La sfida più difficile, tuttavia, rimane quella di carattere culturale. E la risposta strutturale più efficace su questo è sempre la stessa: bisogna partire dalla scuola, dall’istruzione e dalla promozione dello sviluppo della cultura, per far comprendere che il rispetto delle regole è a beneficio di tutti. Il condono non cancella solo la pena al trasgressore, ma lascia anche un segno sul territorio, a dànno e a spese degli altri cittadini. Un segno che non doveva essere tracciato: ecco perché è importante opporsi sempre, con fermezza, a ogni forma di condono.


Note

 

(1)  https://www.istat.it/it/files//2017/12/cap09.pdf e https://www.istat.it/it/files//2018/07/Aggiornamento_Bes_luglio_2018.zip.

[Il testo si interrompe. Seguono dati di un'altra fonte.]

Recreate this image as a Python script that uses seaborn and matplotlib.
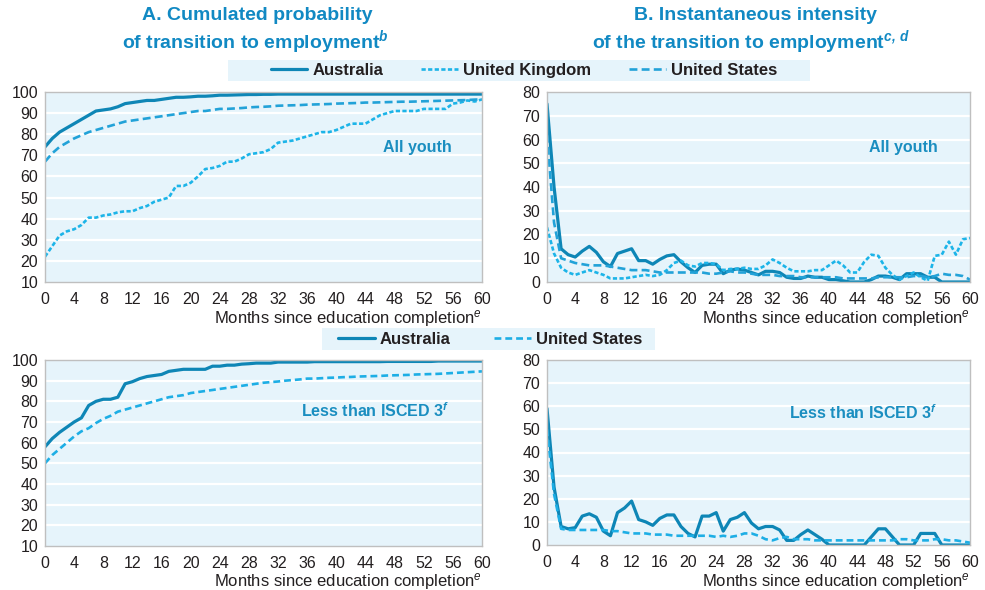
import numpy as np
import pandas as pd
import matplotlib
matplotlib.use("Agg")
import matplotlib.pyplot as plt
from matplotlib.lines import Line2D
import seaborn as sns

months = list(range(61))

# Panel A, all youth (cumulated probability, %)
aus_cum_all = [74, 78, 81, 83, 85, 87, 89, 91, 91.5, 92, 93, 94.5, 95, 95.5, 96, 96, 96.5, 97, 97.5, 97.5,
               97.7, 98, 98, 98.2, 98.5, 98.5, 98.6, 98.7, 98.8, 98.8, 98.9, 98.9, 99, 99, 99, 99, 99, 99, 99, 99,
               99, 99, 99, 99, 99, 99, 99, 99, 99, 99, 99, 99, 99, 99, 99, 99, 99, 99, 99, 99, 99]
uk_cum_all = [22, 27, 32, 34, 35, 37, 40.5, 40.5, 41.5, 42, 43, 43.5, 43.5, 45, 46, 48, 49, 50, 55.5, 55.5,
              57, 60, 63.5, 64, 65, 67, 67, 68.5, 70.5, 71, 71.5, 73, 76, 76.5, 77, 78, 79, 80, 81, 81,
              82, 83.5, 85, 85, 85, 87, 89, 90, 91, 91, 91, 91, 92, 92, 92, 92, 94.5, 95, 96, 95.5, 96.5]
us_cum_all = [67, 71, 74, 76, 78, 79.5, 81, 82, 83, 84, 85, 86, 86.5, 87, 87.5, 88, 88.5, 89, 89.5, 90,
              90.5, 91, 91, 91.5, 92, 92, 92.2, 92.4, 92.7, 92.9, 93, 93.2, 93.5, 93.6, 93.7, 93.8, 94, 94.1, 94.2, 94.3,
              94.5, 94.6, 94.7, 94.8, 95, 95, 95.1, 95.2, 95.3, 95.4, 95.4, 95.5, 95.6, 95.7, 95.8, 95.9, 96, 96.1, 96.2, 96.4, 96.5]

# Panel B, all youth (instantaneous intensity)
aus_int_all = [75, 40, 14, 11.5, 10.5, 13, 15, 12.5, 8.5, 6.5, 12, 13, 14, 9, 9, 7.5, 9.5, 11, 11.5, 8.5,
               6, 4, 7, 7.5, 7.5, 3.5, 5, 5.5, 5, 4, 3, 4.5, 4.5, 4, 2, 1.5, 1.5, 2.5, 2, 2,
               1, 1, 0.5, 0, 0, 0, 1, 2.5, 2.5, 2, 1, 3.5, 3.5, 3.5, 2, 2, 0, 0, 0, 0, 0]
uk_int_all = [23, 12, 6, 4, 3, 4, 5, 4, 3, 1.5, 1.5, 1.5, 2, 2.5, 3, 2.5, 3, 5, 8, 9,
              7, 6.5, 8, 8, 7.5, 5, 5.5, 5.5, 6, 5.5, 5.5, 7, 9.5, 8, 6, 4.5, 4.5, 4.5, 5, 5,
              7, 9, 7, 4, 4, 8.5, 11.5, 11, 6, 3, 1, 2.5, 4, 2, 0.5, 11, 11.5, 17, 11.5, 18, 18.5]
us_int_all = [62, 25, 10, 9, 8, 7.5, 7, 7, 7, 6.5, 6, 5.5, 5, 5, 5, 4.5, 4, 4, 4, 4,
              4, 4, 4, 3.5, 3.5, 4, 4.5, 4, 4, 3.5, 3, 3, 3, 2.5, 2.5, 2.5, 2, 2, 2, 2,
              2, 2, 1.5, 1.5, 1.5, 1.5, 1.5, 2, 2, 2, 2, 2, 2.5, 2.5, 2, 2.5, 3.5, 3, 3, 2.5, 1]

# Panel A, less than ISCED 3
aus_cum_low = [58, 62, 65, 67.5, 70, 72, 78, 80, 81, 81, 82, 88.5, 89.5, 91, 92, 92.5, 93, 94.5, 95, 95.5,
               95.5, 95.5, 95.5, 97, 97, 97.5, 97.5, 98, 98.2, 98.5, 98.5, 98.5, 99, 99, 99, 99, 99, 99.2, 99.2, 99.2,
               99.2, 99.2, 99.2, 99.2, 99.2, 99.2, 99.2, 99.3, 99.3, 99.3, 99.3, 99.3, 99.3, 99.3, 99.5, 99.5, 99.5, 99.5, 99.5, 99.5, 99.5]
us_cum_low = [50, 54, 57, 60, 63, 65.5, 67, 69.5, 71.5, 73, 75, 76, 77, 78, 79, 80, 81, 82, 82.5, 83,
              84, 84.5, 85, 85.5, 86, 86.5, 87, 87.5, 88, 88.5, 89, 89.3, 89.6, 90, 90.3, 90.6, 91, 91, 91.2, 91.4,
              91.5, 91.7, 91.8, 92, 92.1, 92.2, 92.3, 92.5, 92.6, 92.7, 92.8, 93, 93.1, 93.2, 93.3, 93.5, 93.7, 93.9, 94.1, 94.3, 94.5]

# Panel B, less than ISCED 3
aus_int_low = [59, 25, 8, 7, 7.5, 12.5, 13.5, 12, 6, 4, 14, 16, 19, 11, 10, 8.5, 11.5, 13, 13, 8,
               5, 3.5, 12.5, 12.5, 14, 6, 11, 12, 14, 9.5, 7, 8, 8, 6.5, 2, 2, 4.5, 6.5, 4.5, 2.5,
               0, 0, 0, 0, 0, 0, 3.5, 7, 7, 3.5, 0, 0, 0, 5, 5, 5, 0, 0, 0, 0, 0]
us_int_low = [50, 22, 7, 6.5, 6.5, 6.5, 6.5, 6.5, 6.5, 6, 6, 5.5, 5, 5, 5, 4.5, 4.5, 4.5, 4, 4,
              4, 4, 4, 4, 3.5, 4, 3.5, 4, 5, 5, 4, 2.5, 2, 3, 3.5, 2.5, 2.5, 2.5, 2, 2,
              2, 2, 2, 2, 2, 2, 2, 2, 2, 2, 2.5, 2.5, 2, 2, 2, 2.5, 2.5, 2, 2, 1.5, 1]

x_ticks = list(range(0, 61, 4))
cum_ticks = list(range(10, 101, 10))
int_ticks = list(range(0, 81, 10))

sns.set_theme(style="white")
plt.rcParams['font.family'] = ['Liberation Sans', 'DejaVu Sans']
plt.rcParams['mathtext.fontset'] = 'custom'
plt.rcParams['mathtext.rm'] = 'Liberation Sans'
plt.rcParams['mathtext.it'] = 'Liberation Sans:italic'
plt.rcParams['mathtext.bf'] = 'Liberation Sans:bold'
plt.rcParams['mathtext.bfit'] = 'Liberation Sans:italic:bold'

C_AUS = '#0E86B6'
C_UK = '#1CB4E8'
C_US = '#22A2D8'
C_US2 = '#1DAEE5'
BG = '#E6F4FB'
TITLE_C = '#1189C3'
TXT = '#231F20'

fig = plt.figure(figsize=(9.85, 5.9), dpi=100)
W, H = 985.0, 590.0

def make_ax(x0, y0, x1, y1):
    return fig.add_axes([x0 / W, 1 - y1 / H, (x1 - x0) / W, (y1 - y0) / H])

ax_tl = make_ax(45, 92, 482, 282)
ax_tr = make_ax(547, 92, 970, 282)
ax_bl = make_ax(45, 360, 482, 546)
ax_br = make_ax(547, 360, 970, 545)

STY_AUS = dict(color=C_AUS, lw=2.3, dashes=None)
STY_UK = dict(color=C_UK, lw=1.9, dashes=(1.6, 0.9))
STY_US = dict(color=C_US, lw=1.9, dashes=(3.0, 1.6))
STY_US2 = dict(color=C_US2, lw=1.9, dashes=(2.6, 1.5))

def draw(ax, y, sty):
    sns.lineplot(x=months, y=y, ax=ax, color=sty['color'], linewidth=sty['lw'])
    ln = ax.lines[-1]
    if sty['dashes'] is not None:
        ln.set_dashes(sty['dashes'])
        ln.set_dash_capstyle('butt')
    ln.set_solid_joinstyle('round')

def style_ax(ax, yticks, ylim, label_y):
    ax.set_facecolor(BG)
    ax.set_xlim(0, 60)
    ax.set_ylim(*ylim)
    ax.set_xticks(x_ticks)
    ax.set_yticks(yticks)
    ax.grid(False)
    for t in yticks:
        if t != ylim[0] and t != ylim[1]:
            ax.axhline(t, color='white', lw=1.6, zorder=0.5)
    for s in ax.spines.values():
        s.set_color('#BFBFBF')
        s.set_linewidth(1.0)
    ax.tick_params(axis='x', direction='in', length=4, color='#BFBFBF', labelsize=11.5,
                   labelcolor=TXT, pad=7)
    ax.tick_params(axis='y', length=0, labelsize=11.5, labelcolor=TXT, pad=5)
    ax.set_xlabel('Months since education completion$^{\\mathit{e}}$', fontsize=12,
                  color=TXT)
    ax.xaxis.set_label_coords(1.0, label_y)
    ax.xaxis.label.set_ha('right')
    ax.xaxis.label.set_va('center')
    ax.set_ylabel('')

draw(ax_tl, aus_cum_all, STY_AUS)
draw(ax_tl, uk_cum_all, STY_UK)
draw(ax_tl, us_cum_all, STY_US)
style_ax(ax_tl, cum_ticks, (10, 100), -0.19)

draw(ax_tr, aus_int_all, STY_AUS)
draw(ax_tr, uk_int_all, STY_UK)
draw(ax_tr, us_int_all, STY_US)
style_ax(ax_tr, int_ticks, (0, 80), -0.19)

draw(ax_bl, aus_cum_low, STY_AUS)
draw(ax_bl, us_cum_low, STY_US2)
style_ax(ax_bl, cum_ticks, (10, 100), -0.19)

draw(ax_br, aus_int_low, STY_AUS)
draw(ax_br, us_int_low, STY_US2)
style_ax(ax_br, int_ticks, (0, 80), -0.195)

# Panel labels
lab_kw = dict(fontsize=11.5, fontweight='bold', color='#1A8EC0')
ax_tl.text(0.853, 0.71, 'All youth', transform=ax_tl.transAxes, ha='center', va='center', **lab_kw)
ax_tr.text(0.842, 0.71, 'All youth', transform=ax_tr.transAxes, ha='center', va='center', **lab_kw)
ax_bl.text(0.755, 0.73, 'Less than ISCED 3$^{\\mathbfit{f}}$', transform=ax_bl.transAxes,
           ha='center', va='center', **lab_kw)
ax_br.text(0.747, 0.713, 'Less than ISCED 3$^{\\mathbfit{f}}$', transform=ax_br.transAxes,
           ha='center', va='center', **lab_kw)

# Titles
title_kw = dict(fontsize=14, fontweight='bold', color=TITLE_C, ha='center', va='center')
fig.text(257 / W, 1 - 15 / H, 'A. Cumulated probability', **title_kw)
fig.text(255 / W, 1 - 42 / H, 'of transition to employment$^{\\mathbfit{b}}$', **title_kw)
fig.text(755 / W, 1 - 15 / H, 'B. Instantaneous intensity', **title_kw)
fig.text(751 / W, 1 - 42 / H, 'of the transition to employment$^{\\mathbfit{c,\\,d}}$', **title_kw)

# Legends
leg_prop = dict(weight='bold', size=12)
h_aus = Line2D([], [], color=C_AUS, lw=2.3)
h_uk = Line2D([], [], color=C_UK, lw=1.9, dashes=(1.6, 0.9))
h_us = Line2D([], [], color=C_US, lw=1.9, dashes=(3.0, 1.6))
h_us2 = Line2D([], [], color=C_US2, lw=1.9, dashes=(2.6, 1.5))

fig.patches.append(plt.Rectangle((228 / W, 1 - 81 / H), (810 - 228) / W, 21 / H,
                                 transform=fig.transFigure, facecolor=BG, edgecolor='none', zorder=0))
leg1 = fig.legend([h_aus, h_uk, h_us], ['Australia', 'United Kingdom', 'United States'],
                  loc='center', bbox_to_anchor=(524 / W, 1 - 70.5 / H),
                  ncol=3, frameon=False, prop=leg_prop, handlelength=2.2,
                  handletextpad=0.3, columnspacing=2.3, borderpad=0.1, borderaxespad=0)
for t in leg1.get_texts():
    t.set_color(TXT)

fig.patches.append(plt.Rectangle((322 / W, 1 - 350 / H), (655 - 322) / W, 22 / H,
                                 transform=fig.transFigure, facecolor=BG, edgecolor='none', zorder=0))
leg2 = fig.legend([h_aus, h_us2], ['Australia', 'United States'],
                  loc='center', bbox_to_anchor=(490 / W, 1 - 339 / H),
                  ncol=2, frameon=False, prop=leg_prop, handlelength=2.2,
                  handletextpad=0.3, columnspacing=2.6, borderpad=0.1, borderaxespad=0)
for t in leg2.get_texts():
    t.set_color(TXT)

fig.savefig('out.png', dpi=100, facecolor='white')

(2) P. Berdini, Breve storia dell’abuso edilizio in Italia, Roma, 2010, 69. Si v. anche F. Curci – E. Formato – F. Zanfi (a cura di), Territori dell’abusivismo. Un progetto per uscire dall’Italia dei condoni, Roma, 2017.

(3) Rapporto del Centro Studi Sogeea, presentato in Senato per il convegno Trent’anni di condono edilizio in Italia: criticità, prospettive e opportunità(22 aprile 2016): http://www.centrostudisogeea.it/img_ricerche/Rapporto%20Condono%20Edilizio%20-%20Aprile%202016.pdf.

(4) S. Battini – L. Casini – G. Vesperini – C. Vitale (a cura di), Codice commentato di Edilizia e Urbanistica, Milano, 2013, in particolare i contributi di D. Caldirola in materia di condoni, 962 ss., 1050 ss. e 1553 ss.

(5) É. Zola, Rome (1896), Paris, 1999, 395.

(6) Del. n. 5390 del 25 luglio 1935, citata da P. Berdini, Breve storia dell’abuso edilizio in Italia, cit., 21.

(7) I. Insolera, Roma moderna. Un secolo di storia urbanistica, Torino, 1971, 195 ss. Tra i volumi più recenti, V. Emiliani, Roma capitale malamata, Bologna, 2018, e R. Morassut, Le borgate e il dopoguerra. Politica, società, ideologia alle radici della Roma di oggi, Roma, 2018.

(8)  Rapporto del Centro Studi Sogeea, cit.